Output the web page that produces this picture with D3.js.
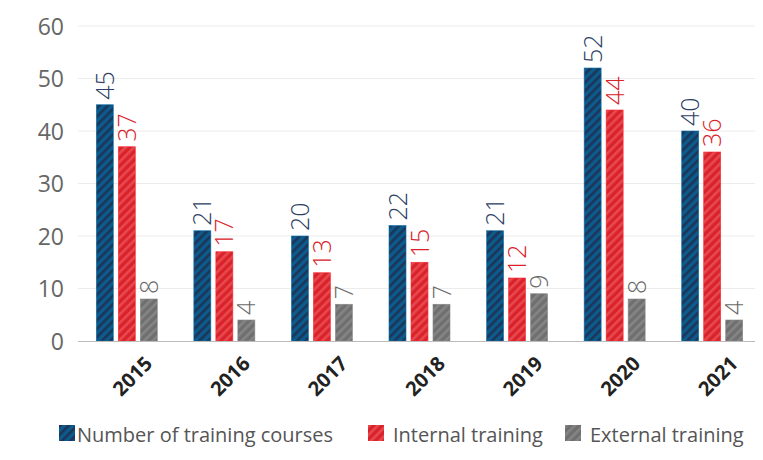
<!DOCTYPE html>
<html>
<head>
<meta charset="utf-8">
<script src="https://cdn.jsdelivr.net/npm/d3@7"></script>
<style>
  html, body { margin: 0; padding: 0; background: #fff; }
  svg { display: block; font-family: "Open Sans", "Noto Sans", sans-serif; }
</style>
</head>
<body>
<svg id="chart" width="763" height="460"></svg>
<script>
const years = ["2015", "2016", "2017", "2018", "2019", "2020", "2021"];
const totalCourses = [45, 21, 20, 22, 21, 52, 40];
const internalTraining = [37, 17, 13, 15, 12, 44, 36];
const externalTraining = [8, 4, 7, 7, 9, 8, 4];
const yTicks = [0, 10, 20, 30, 40, 50, 60];
const seriesNames = ["Number of training courses", "Internal training", "External training"];

const series = [
  { key: "total", name: seriesNames[0], values: totalCourses, fill: "#0b5b8c", stripe: "#1d3558", label: "#2e3f66" },
  { key: "internal", name: seriesNames[1], values: internalTraining, fill: "#d9222a", stripe: "#e8494f", label: "#d9222a" },
  { key: "external", name: seriesNames[2], values: externalTraining, fill: "#6f6f6f", stripe: "#858585", label: "#6a6a6a" }
];

const svg = d3.select("#chart");
const margin = { left: 78, right: 2, top: 26, bottom: 119 };
const width = 763, height = 460;

const x = d3.scaleBand().domain(years).range([margin.left, width - margin.right]).paddingInner(0).paddingOuter(0);
const y = d3.scaleLinear().domain([0, 60]).range([height - margin.bottom, margin.top]);
const barW = 17, gap = 5;
const xs = d3.scaleBand().domain(series.map(s => s.key))
  .range([-(barW * 3 + gap * 2) / 2, (barW * 3 + gap * 2) / 2]).paddingInner(gap / (barW + gap)).paddingOuter(0);

// diagonal stripe fills
const defs = svg.append("defs");
series.forEach(s => {
  const p = defs.append("pattern")
    .attr("id", "pat-" + s.key)
    .attr("patternUnits", "userSpaceOnUse")
    .attr("width", 6).attr("height", 6)
    .attr("patternTransform", "rotate(45)");
  p.append("rect").attr("width", 6).attr("height", 6).attr("fill", s.fill);
  p.append("rect").attr("x", 0).attr("width", 2.6).attr("height", 6).attr("fill", s.stripe);
});

// gridlines
svg.append("g")
  .selectAll("line")
  .data(yTicks.filter(t => t > 0))
  .join("line")
  .attr("x1", margin.left).attr("x2", width - 8)
  .attr("y1", d => y(d)).attr("y2", d => y(d))
  .attr("stroke", "#ececec").attr("stroke-width", 1);

// y axis labels
const yAxis = d3.axisLeft(y).tickValues(yTicks).tickSize(0).tickPadding(14);
const gy = svg.append("g").attr("transform", `translate(${margin.left},0)`).call(yAxis);
gy.select(".domain").remove();
gy.selectAll("text")
  .attr("font-size", 23).attr("fill", "#666").attr("font-family", "Open Sans, sans-serif")
  .attr("dy", "0.35em");

// bars
const groups = svg.append("g").selectAll("g")
  .data(years)
  .join("g")
  .attr("transform", d => `translate(${x(d) + x.bandwidth() / 2},0)`);

series.forEach(s => {
  groups.append("rect")
    .attr("x", () => xs(s.key))
    .attr("width", xs.bandwidth())
    .attr("y", (d, i) => y(s.values[i]))
    .attr("height", (d, i) => y(0) - y(s.values[i]))
    .attr("fill", `url(#pat-${s.key})`)
    .attr("stroke", d3.color(s.fill).brighter(0.6))
    .attr("stroke-width", 0.6);

  groups.append("text")
    .attr("transform", (d, i) => `translate(${xs(s.key) + xs.bandwidth() / 2 + 9},${y(s.values[i]) - 5}) rotate(-90)`)
    .attr("text-anchor", "start")
    .attr("font-size", 25)
    .attr("font-weight", 300)
    .attr("fill", s.label)
    .text((d, i) => s.values[i]);
});

// x axis baseline
svg.append("line")
  .attr("x1", margin.left).attr("x2", width - 8)
  .attr("y1", y(0) + 0.5).attr("y2", y(0) + 0.5)
  .attr("stroke", "#bbb").attr("stroke-width", 1.2);

// year labels
const xAxis = d3.axisBottom(x).tickSize(0).tickPadding(0);
const gx = svg.append("g").attr("transform", `translate(0,${y(0)})`).call(xAxis);
gx.select(".domain").remove();
gx.selectAll("text")
  .attr("transform", "translate(17,14) rotate(-45)")
  .attr("text-anchor", "end")
  .attr("dy", "0.7em")
  .attr("y", 0)
  .attr("font-size", 20)
  .attr("font-weight", 700)
  .attr("fill", "#222")
  .attr("font-family", "Open Sans, sans-serif");

// legend
const legendX = [59, 368, 565];
const legend = svg.append("g");
series.forEach((s, i) => {
  const g = legend.append("g").attr("transform", `translate(${legendX[i]},425)`);
  g.append("rect").attr("width", 16).attr("height", 16).attr("fill", `url(#pat-${s.key})`);
  g.append("text")
    .attr("x", i === 0 ? 18 : 25).attr("y", 17)
    .attr("font-size", 20).attr("fill", "#555")
    .text(s.name);
});
</script>
</body>
</html>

---*---

* Task directions *
Copy nothing but the lines from the top of the data down to the line containing "const width = 763, height = 460;", and leave the pictures out.

* Task output *
Output the web page that produces this picture with D3.js.
<!DOCTYPE html>
<html>
<head>
<meta charset="utf-8">
<script src="https://cdn.jsdelivr.net/npm/d3@7"></script>
<style>
  html, body { margin: 0; padding: 0; background: #fff; }
  svg { display: block; font-family: "Open Sans", "Noto Sans", sans-serif; }
</style>
</head>
<body>
<svg id="chart" width="763" height="460"></svg>
<script>
const years = ["2015", "2016", "2017", "2018", "2019", "2020", "2021"];
const totalCourses = [45, 21, 20, 22, 21, 52, 40];
const internalTraining = [37, 17, 13, 15, 12, 44, 36];
const externalTraining = [8, 4, 7, 7, 9, 8, 4];
const yTicks = [0, 10, 20, 30, 40, 50, 60];
const seriesNames = ["Number of training courses", "Internal training", "External training"];

const series = [
  { key: "total", name: seriesNames[0], values: totalCourses, fill: "#0b5b8c", stripe: "#1d3558", label: "#2e3f66" },
  { key: "internal", name: seriesNames[1], values: internalTraining, fill: "#d9222a", stripe: "#e8494f", label: "#d9222a" },
  { key: "external", name: seriesNames[2], values: externalTraining, fill: "#6f6f6f", stripe: "#858585", label: "#6a6a6a" }
];

const svg = d3.select("#chart");
const margin = { left: 78, right: 2, top: 26, bottom: 119 };
const width = 763, height = 460;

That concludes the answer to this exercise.